Prometheus functions like a watchful guardian, continuously collecting data (metrics) from your cluster’s various elements such as nodes, pods, and services. It stores this data in its own database, ready for analysis, visualization, and alerting.

Think of it as a comprehensive report on your K8s cluster’s condition. It allows you to track:

CPU and memory usage
Network traffic
Request latency
And more...

🛠 Prometheus helps you:

Spot potential issues early (e.g., Resource Utilization, Network Congestion, Persistent Errors)
Understand your cluster’s performance and resource usage
Make informed decisions about scaling and optimization
Receive timely alerts via Slack or other channels for critical issues

⚙️ How Does Prometheus Work?

Prometheus uses a pull-based model, retrieving metrics through HTTP endpoints from:

Kubernetes components
Exporters like Node Exporter & cAdvisor

📊 Node Exporter

Gathers system-level metrics from Kubernetes nodes (CPU, memory, disk I/O, network). Analogy: The kitchen manager checking oven temps, ingredient stocks, and how busy the kitchen is.

📦 cAdvisor (Container Advisor)

Collects container-level metrics (CPU, memory usage, disk I/O). Analogy: The sous-chef focusing on individual dishes, monitoring their progress and quality.

🔄 Workflow: Prometheus + AlertManager

Once data is gathered, you can use PromQL to query it. Visualize this data using Grafana dashboards.

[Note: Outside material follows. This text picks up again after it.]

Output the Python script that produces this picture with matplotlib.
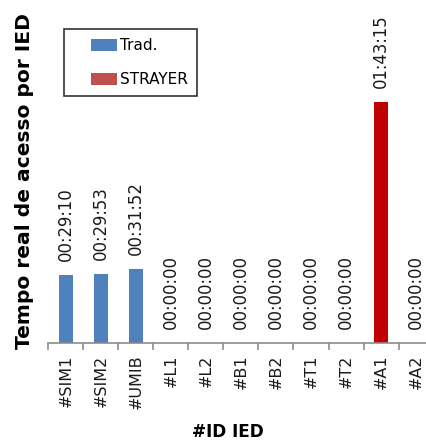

Grafana acts like the head chef’s tablet, making everything easy to understand at a glance — metrics from Node Exporter and cAdvisor are presented in a clear, visual format.

🚀 Implementation Guide

Let’s install Prometheus using Helm, the package manager for Kubernetes.

1️⃣ Install Helm

curl https://raw.githubusercontent.com/helm/helm/master/scripts/get-helm-3 > get_helm.sh
chmod 700 get_helm.sh
./get_helm.sh

2️⃣ Add the Bitnami Chart Repository

Next, we’ll add the Bitnami chart repository to Helm

helm repo add bitnami https://charts.bitnami.com/bitnami

3️⃣ Create a Monitoring Namespace

Next, we’ll add the Bitnami chart repository to Helm

kubectl create namespace monitoring

4️⃣ Switch to the Monitoring Namespace

Switch to the newly created namespace for subsequent operations:

helm repo add bitnami https://charts.bitnami.com/bitnami

5️⃣ Install Prometheus:

Finally, use Helm to install the kube-prometheus chart, it comes with default components like node exporter, black-box exporter, and kube metrics.

helm install prometheus oci://registry-1.docker.io/bitnamicharts/kube-prometheus

Bonus: Set Up AlertManager Slack Integration

To ensure timely notifications, we’ve established predefined alert rules. When these criteria are met, alerts are routed through AlertManager to Slack for immediate attention. For more alerting guidelines, refer to the additional rules available here.

Deploy the Alert Rules 🚀

curl -sL https://gist.githubusercontent.com/aasisdhakal/4e727a1622c94c05e81a7e70e07a728c/raw/26b5083a111d8185900701ffbe9d0f51f9073616/prometheus-rules.yaml \
  | kubectl create -f -

Verify the Alert Rules 🔍

Initiate port forwarding and check the alert section to see the list of alerts:

kubectl port-forward --namespace monitoring svc/prometheus-kube-prometheus-prometheus 9090:9090

Update AlertManager Config 🔧

Download the alertmanager-config.yaml file and add your Slack API key and channel name.
Encode the file and copy the value:

base64 -w 0 alertmanager-config.yaml

Edit the Secrets and replace alertmanager.yaml value with the encoded value:

kubectl edit secret alertmanager-prometheus-kube-prometheus-alertmanager -n monitoring

After making these adjustments, anticipate prompt alerts. Whenever the defined rules are triggered, messages will be dispatched to the AlertManager.

Conclusion 🌱

By implementing Prometheus and AlertManager, you’ve transformed your K8s cluster into a well-monitored garden, blooming with insights and proactive notifications. You can identify potential issues early, optimize resource utilization, and ensure smooth operation—all while keeping your business flourishing.

Embrace the power of Prometheus and AlertManager, and watch your K8s cluster thrive!